-- start Information provided --

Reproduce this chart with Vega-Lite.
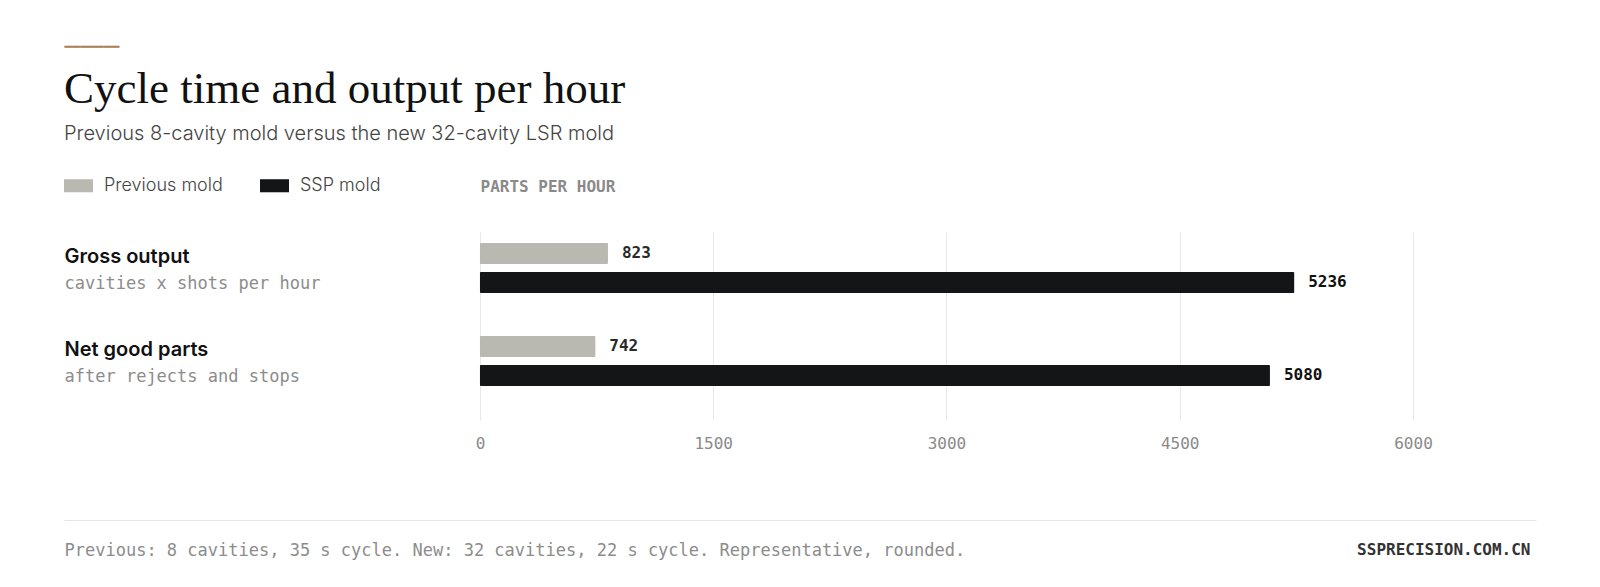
{
  "$schema": "https://vega.github.io/schema/vega-lite/v6.json",
  "autosize": "none",
  "width": 1472,
  "height": 188,
  "padding": {"left": 64, "top": 232, "right": 64, "bottom": 167},
  "background": "white",
  "title": {
    "text": "Cycle time and output per hour",
    "subtitle": "Previous 8-cavity mold versus the new 32-cavity LSR mold",
    "anchor": "start",
    "frame": "group",
    "orient": "top",
    "offset": -103,
    "font": "Liberation Serif",
    "fontSize": 45,
    "fontWeight": "normal",
    "color": "#111111",
    "subtitleFont": "Inter",
    "subtitleFontSize": 20,
    "subtitleFontWeight": 300,
    "subtitleColor": "#444444",
    "subtitlePadding": 12
  },
  "data": {
    "values": [
      {"metric": "Gross output", "series": "Previous mold", "value": 823},
      {"metric": "Gross output", "series": "SSP mold", "value": 5236},
      {"metric": "Net good parts", "series": "Previous mold", "value": 742},
      {"metric": "Net good parts", "series": "SSP mold", "value": 5080}
    ]
  },
  "layer": [
    {
      "mark": {"type": "bar", "cornerRadius": 1},
      "encoding": {
        "y": {
          "field": "metric",
          "type": "nominal",
          "scale": {"paddingInner": 0.462, "paddingOuter": 0.2418, "align": 0.244},
          "axis": {
            "orient": "left",
            "domain": false,
            "ticks": false,
            "tickSize": 0,
            "labelAlign": "left",
            "labelBaseline": "alphabetic",
            "labelPadding": 0,
            "labelOffset": -5,
            "labelFont": "Inter",
            "labelFontSize": 20,
            "labelFontWeight": 600,
            "labelColor": "#111111",
            "labelLimit": 0,
            "title": "━━━━━━━",
            "titleAngle": 0,
            "titleX": 0,
            "titleY": -185.5,
            "titleAlign": "left",
            "titleBaseline": "middle",
            "titleFont": "DejaVu Sans Mono",
            "titleFontSize": 13,
            "titleFontWeight": "normal",
            "titleColor": "#a67f56"
          }
        },
        "yOffset": {
          "field": "series",
          "type": "nominal",
          "scale": {"paddingInner": 0.276, "paddingOuter": 0}
        },
        "x": {
          "field": "value",
          "type": "quantitative",
          "stack": null,
          "scale": {"domain": [-2675, 6791], "nice": false, "zero": false},
          "axis": {
            "orient": "bottom",
            "values": [0, 1500, 3000, 4500, 6000],
            "format": "d",
            "grid": true,
            "gridColor": "#e8e8e8",
            "domain": false,
            "ticks": false,
            "labelFont": "DejaVu Sans Mono",
            "labelFontSize": 16,
            "labelColor": "#8a8a8a",
            "labelPadding": 15,
            "labelFlush": false,
            "title": "Previous: 8 cavities, 35 s cycle. New: 32 cavities, 22 s cycle. Representative, rounded.",
            "titleX": 0,
            "titleY": 135,
            "titleAlign": "left",
            "titleBaseline": "alphabetic",
            "titleFont": "DejaVu Sans Mono",
            "titleFontSize": 17,
            "titleFontWeight": "normal",
            "titleColor": "#8c8c8c"
          }
        },
        "color": {
          "field": "series",
          "type": "nominal",
          "scale": {"domain": ["Previous mold", "SSP mold"], "range": ["#b9b8b1", "#141516"]},
          "legend": {"title": null}
        }
      }
    },
    {
      "transform": [{"filter": "datum.series == 'Previous mold'"}],
      "mark": {"type": "text", "align": "left", "baseline": "middle", "dx": 14, "font": "DejaVu Sans Mono", "fontSize": 16, "fontWeight": "bold", "color": "#2a2a2a"},
      "encoding": {
        "y": {
          "field": "metric",
          "type": "nominal",
          "axis": {
            "orient": "left",
            "domain": false,
            "ticks": false,
            "tickSize": 0,
            "labelExpr": "datum.value == 'Gross output' ? 'cavities x shots per hour' : 'after rejects and stops'",
            "labelAlign": "left",
            "labelBaseline": "alphabetic",
            "labelPadding": 0,
            "labelOffset": 21,
            "labelFont": "DejaVu Sans Mono",
            "labelFontSize": 17,
            "labelColor": "#8c8c8c",
            "labelLimit": 0,
            "title": "SSPRECISION.COM.CN",
            "titleAngle": 0,
            "titleX": 1466,
            "titleY": 322,
            "titleAlign": "right",
            "titleBaseline": "alphabetic",
            "titleFont": "DejaVu Sans Mono",
            "titleFontSize": 16,
            "titleFontWeight": "bold",
            "titleColor": "#333333"
          }
        },
        "yOffset": {"field": "series", "type": "nominal"},
        "x": {
          "field": "value",
          "type": "quantitative",
          "stack": null,
          "scale": {"domain": [-2675, 6791], "nice": false, "zero": false},
          "axis": {
            "orient": "top",
            "labels": false,
            "ticks": false,
            "domain": false,
            "grid": false,
            "title": "PARTS PER HOUR",
            "titleX": 416,
            "titleY": -41,
            "titleAlign": "left",
            "titleBaseline": "alphabetic",
            "titleFont": "DejaVu Sans Mono",
            "titleFontSize": 16,
            "titleFontWeight": "bold",
            "titleColor": "#8a8a8a"
          }
        },
        "text": {"field": "value", "type": "quantitative", "format": "d"}
      }
    },
    {
      "transform": [{"filter": "datum.series == 'SSP mold'"}],
      "mark": {"type": "text", "align": "left", "baseline": "middle", "dx": 14, "font": "DejaVu Sans Mono", "fontSize": 16, "fontWeight": "bold", "color": "#111111"},
      "encoding": {
        "y": {"field": "metric", "type": "nominal", "axis": null},
        "yOffset": {"field": "series", "type": "nominal"},
        "x": {
          "field": "value",
          "type": "quantitative",
          "stack": null,
          "scale": {"domain": [-2675, 6791], "nice": false, "zero": false},
          "axis": {
            "orient": "bottom",
            "offset": 100,
            "labels": false,
            "ticks": false,
            "grid": false,
            "domain": true,
            "domainColor": "#e6e6e6",
            "domainWidth": 1,
            "title": null
          }
        },
        "text": {"field": "value", "type": "quantitative", "format": "d"}
      }
    }
  ],
  "resolve": {"axis": {"x": "independent", "y": "independent"}},
  "config": {
    "view": {"stroke": null},
    "legend": {
      "orient": "none",
      "legendX": 0,
      "legendY": -61,
      "direction": "horizontal",
      "padding": 0,
      "symbolType": "M-1,-0.45L1,-0.45L1,0.45L-1,0.45Z",
      "symbolSize": 841,
      "symbolStrokeWidth": 0,
      "symbolOpacity": 1,
      "labelFont": "Inter",
      "labelFontSize": 18,
      "labelFontWeight": 300,
      "labelColor": "#444444",
      "labelOffset": 11,
      "columnPadding": 37
    }
  }
}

-- end Information provided --

Leave the images out, please, and restate each line word for word.

*Exercise output*:
Reproduce this chart with Vega-Lite.
{
  "$schema": "https://vega.github.io/schema/vega-lite/v6.json",
  "autosize": "none",
  "width": 1472,
  "height": 188,
  "padding": {"left": 64, "top": 232, "right": 64, "bottom": 167},
  "background": "white",
  "title": {
    "text": "Cycle time and output per hour",
    "subtitle": "Previous 8-cavity mold versus the new 32-cavity LSR mold",
    "anchor": "start",
    "frame": "group",
    "orient": "top",
    "offset": -103,
    "font": "Liberation Serif",
    "fontSize": 45,
    "fontWeight": "normal",
    "color": "#111111",
    "subtitleFont": "Inter",
    "subtitleFontSize": 20,
    "subtitleFontWeight": 300,
    "subtitleColor": "#444444",
    "subtitlePadding": 12
  },
  "data": {
    "values": [
      {"metric": "Gross output", "series": "Previous mold", "value": 823},
      {"metric": "Gross output", "series": "SSP mold", "value": 5236},
      {"metric": "Net good parts", "series": "Previous mold", "value": 742},
      {"metric": "Net good parts", "series": "SSP mold", "value": 5080}
    ]
  },
  "layer": [
    {
      "mark": {"type": "bar", "cornerRadius": 1},
      "encoding": {
        "y": {
          "field": "metric",
          "type": "nominal",
          "scale": {"paddingInner": 0.462, "paddingOuter": 0.2418, "align": 0.244},
          "axis": {
            "orient": "left",
            "domain": false,
            "ticks": false,
            "tickSize": 0,
            "labelAlign": "left",
            "labelBaseline": "alphabetic",
            "labelPadding": 0,
            "labelOffset": -5,
            "labelFont": "Inter",
            "labelFontSize": 20,
            "labelFontWeight": 600,
            "labelColor": "#111111",
            "labelLimit": 0,
            "title": "━━━━━━━",
            "titleAngle": 0,
            "titleX": 0,
            "titleY": -185.5,
            "titleAlign": "left",
            "titleBaseline": "middle",
            "titleFont": "DejaVu Sans Mono",
            "titleFontSize": 13,
            "titleFontWeight": "normal",
            "titleColor": "#a67f56"
          }
        },
        "yOffset": {
          "field": "series",
          "type": "nominal",
          "scale": {"paddingInner": 0.276, "paddingOuter": 0}
        },
        "x": {
          "field": "value",
          "type": "quantitative",
          "stack": null,
          "scale": {"domain": [-2675, 6791], "nice": false, "zero": false},
          "axis": {
            "orient": "bottom",
            "values": [0, 1500, 3000, 4500, 6000],
            "format": "d",
            "grid": true,
            "gridColor": "#e8e8e8",
            "domain": false,
            "ticks": false,
            "labelFont": "DejaVu Sans Mono",
            "labelFontSize": 16,
            "labelColor": "#8a8a8a",
            "labelPadding": 15,
            "labelFlush": false,
            "title": "Previous: 8 cavities, 35 s cycle. New: 32 cavities, 22 s cycle. Representative, rounded.",
            "titleX": 0,
            "titleY": 135,
            "titleAlign": "left",
            "titleBaseline": "alphabetic",
            "titleFont": "DejaVu Sans Mono",
            "titleFontSize": 17,
            "titleFontWeight": "normal",
            "titleColor": "#8c8c8c"
          }
        },
        "color": {
          "field": "series",
          "type": "nominal",
          "scale": {"domain": ["Previous mold", "SSP mold"], "range": ["#b9b8b1", "#141516"]},
          "legend": {"title": null}
        }
      }
    },
    {
      "transform": [{"filter": "datum.series == 'Previous mold'"}],
      "mark": {"type": "text", "align": "left", "baseline": "middle", "dx": 14, "font": "DejaVu Sans Mono", "fontSize": 16, "fontWeight": "bold", "color": "#2a2a2a"},
      "encoding": {
        "y": {
          "field": "metric",
          "type": "nominal",
          "axis": {
            "orient": "left",
            "domain": false,
            "ticks": false,
            "tickSize": 0,
            "labelExpr": "datum.value == 'Gross output' ? 'cavities x shots per hour' : 'after rejects and stops'",
            "labelAlign": "left",
            "labelBaseline": "alphabetic",
            "labelPadding": 0,
            "labelOffset": 21,
            "labelFont": "DejaVu Sans Mono",
            "labelFontSize": 17,
            "labelColor": "#8c8c8c",
            "labelLimit": 0,
            "title": "SSPRECISION.COM.CN",
            "titleAngle": 0,
            "titleX": 1466,
            "titleY": 322,
            "titleAlign": "right",
            "titleBaseline": "alphabetic",
            "titleFont": "DejaVu Sans Mono",
            "titleFontSize": 16,
            "titleFontWeight": "bold",
            "titleColor": "#333333"
          }
        },
        "yOffset": {"field": "series", "type": "nominal"},
        "x": {
          "field": "value",
          "type": "quantitative",
          "stack": null,
          "scale": {"domain": [-2675, 6791], "nice": false, "zero": false},
          "axis": {
            "orient": "top",
            "labels": false,
            "ticks": false,
            "domain": false,
            "grid": false,
            "title": "PARTS PER HOUR",
            "titleX": 416,
            "titleY": -41,
            "titleAlign": "left",
            "titleBaseline": "alphabetic",
            "titleFont": "DejaVu Sans Mono",
            "titleFontSize": 16,
            "titleFontWeight": "bold",
            "titleColor": "#8a8a8a"
          }
        },
        "text": {"field": "value", "type": "quantitative", "format": "d"}
      }
    },
    {
      "transform": [{"filter": "datum.series == 'SSP mold'"}],
      "mark": {"type": "text", "align": "left", "baseline": "middle", "dx": 14, "font": "DejaVu Sans Mono", "fontSize": 16, "fontWeight": "bold", "color": "#111111"},
      "encoding": {
        "y": {"field": "metric", "type": "nominal", "axis": null},
        "yOffset": {"field": "series", "type": "nominal"},
        "x": {
          "field": "value",
          "type": "quantitative",
          "stack": null,
          "scale": {"domain": [-2675, 6791], "nice": false, "zero": false},
          "axis": {
            "orient": "bottom",
            "offset": 100,
            "labels": false,
            "ticks": false,
            "grid": false,
            "domain": true,
            "domainColor": "#e6e6e6",
            "domainWidth": 1,
            "title": null
          }
        },
        "text": {"field": "value", "type": "quantitative", "format": "d"}
      }
    }
  ],
  "resolve": {"axis": {"x": "independent", "y": "independent"}},
  "config": {
    "view": {"stroke": null},
    "legend": {
      "orient": "none",
      "legendX": 0,
      "legendY": -61,
      "direction": "horizontal",
      "padding": 0,
      "symbolType": "M-1,-0.45L1,-0.45L1,0.45L-1,0.45Z",
      "symbolSize": 841,
      "symbolStrokeWidth": 0,
      "symbolOpacity": 1,
      "labelFont": "Inter",
      "labelFontSize": 18,
      "labelFontWeight": 300,
      "labelColor": "#444444",
      "labelOffset": 11,
      "columnPadding": 37
    }
  }
}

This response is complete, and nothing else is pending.